Altendorfer: Normale Dinge zum nachhaltigen Leben wie Mülltrennung sind präsenter. Bei den richtigen Klimathemen – Was macht das CO2 in der Atmosphäre, warum ist das menschengemacht? – fehlt oft das umfassende Wissen, auch bei gebildeten Menschen. Vor allem in einer bestimmten Altersschicht, in deren Jugend noch andere Umweltprobleme ein Thema waren, wie das Ozonloch oder der saure Regen, ist das der Fall.
Gobiet: Ich weiß nicht, ob es eine Wissenslücke ist, aber ein Symbol für eine Problematik ist diese Aussage unseres Bundeskanzlers: “Wir wollen nicht zurück in die Steinzeit.” Hier fehlt noch viel Erkenntnis, nämlich dass nicht jede Änderung eine Einschränkung bedeutet. Es kann zum Beispiel befreiend sein, nicht jeden Tag mit dem Auto im Stau zu stehen, sondern mit dem Rad durch den Park zu gleiten. Da ist aber bei den Menschen noch ganz viel Abwehr da.
De Wit: Häufig gibt es die Frage: Das Klima hat sich schon immer verändert, warum soll es jetzt an den Menschen liegen? Früher hat sich das Klima durch natürliche Antriebe, zum Beispiel Vulkane, verändert, das stimmt. Wo heute Salzburg ist, war einmal eine 600 Meter dicke Eisschicht. Aber seit der industriellen Revolution ist der Mensch für die Veränderung verantwortlich, ohne diese Komponente kann man den Temperaturanstieg nicht erklären. Das ist aber kein Widerspruch, früher war es natürlich, heute menschengemacht. Einerseits klingt es negativ, wenn man sagt, der Klimawandel ist menschengemacht: Aber wenn wir etwas verursachen, können wir auch etwas dagegen tun. Wenn die Veränderung natürlich wäre, wären wir ihr hilflos ausgeliefert, aber jetzt haben wir die Möglichkeit, aktiv entgegenzusteuern.

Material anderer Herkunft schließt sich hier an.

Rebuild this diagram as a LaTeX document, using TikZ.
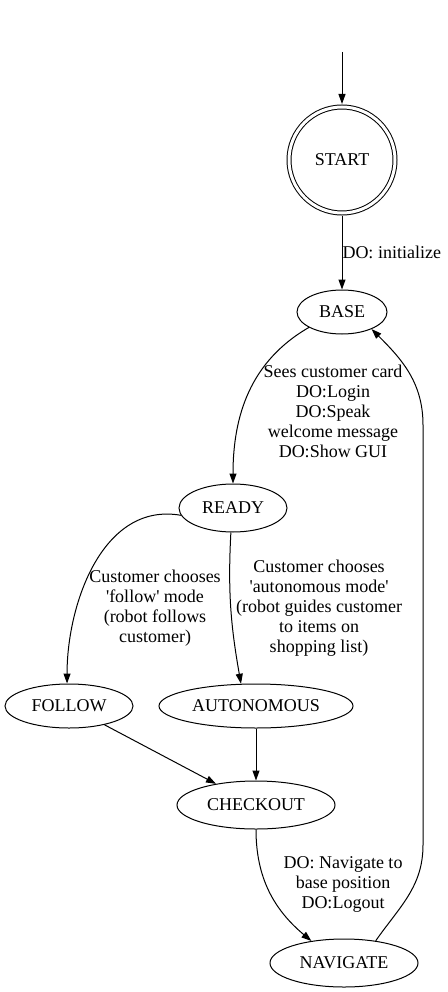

Rosmarie de Wit ist Atmosphärenphysikerin und arbeitet seit 2016 an der Zentralanstalt für Meteorologie und Geodynamik (ZAMG). Zunächst forschte sie zum Klimawandel und zur Hitze in Städten, vor zwei Jahren wechselte sie in die Öffentlichkeitsarbeit und ist nun vermehrt in der Wissensvermittlung tätig.
Andreas Gobiet (ebenfalls ZAMG) beschäftigte sich lange Zeit mit regionalen Klimamodellierungen und erforschte den Klimawandel in Europa und im Alpenraum. Mittlerweile hat er sich auf Klimadienstleistungen, also die Aufarbeitung von Informationen für bestimmte Zielgruppen, spezialisiert.
Beatrix Altendorfer engagierte sich schon in ihrer Jugend für einen klimaschonenden Lebensstil und gründete 2017 den Verein „Nachhaltig in Graz“, der neben einem Blog und Vorträgen mit Informationen zu Klimathemen unter anderem auch einen „Verschenk-Laden“ zur Ressourcenschonung betreibt.
Dass Bildung ein wichtiges Instrument im Kampf gegen den Klimawandel ist, bestätigt auch das Pariser Klimaschutzabkommen: “Maßnahmen zur Verbesserung der Bildung, der Ausbildung, des öffentlichen Bewusstseins, der Beteiligung der Öffentlichkeit und des öffentlichen Zugangs zu Informationen auf dem Gebiet der Klimaänderungen” sollen ergriffen werden, heißt es im Artikel 12.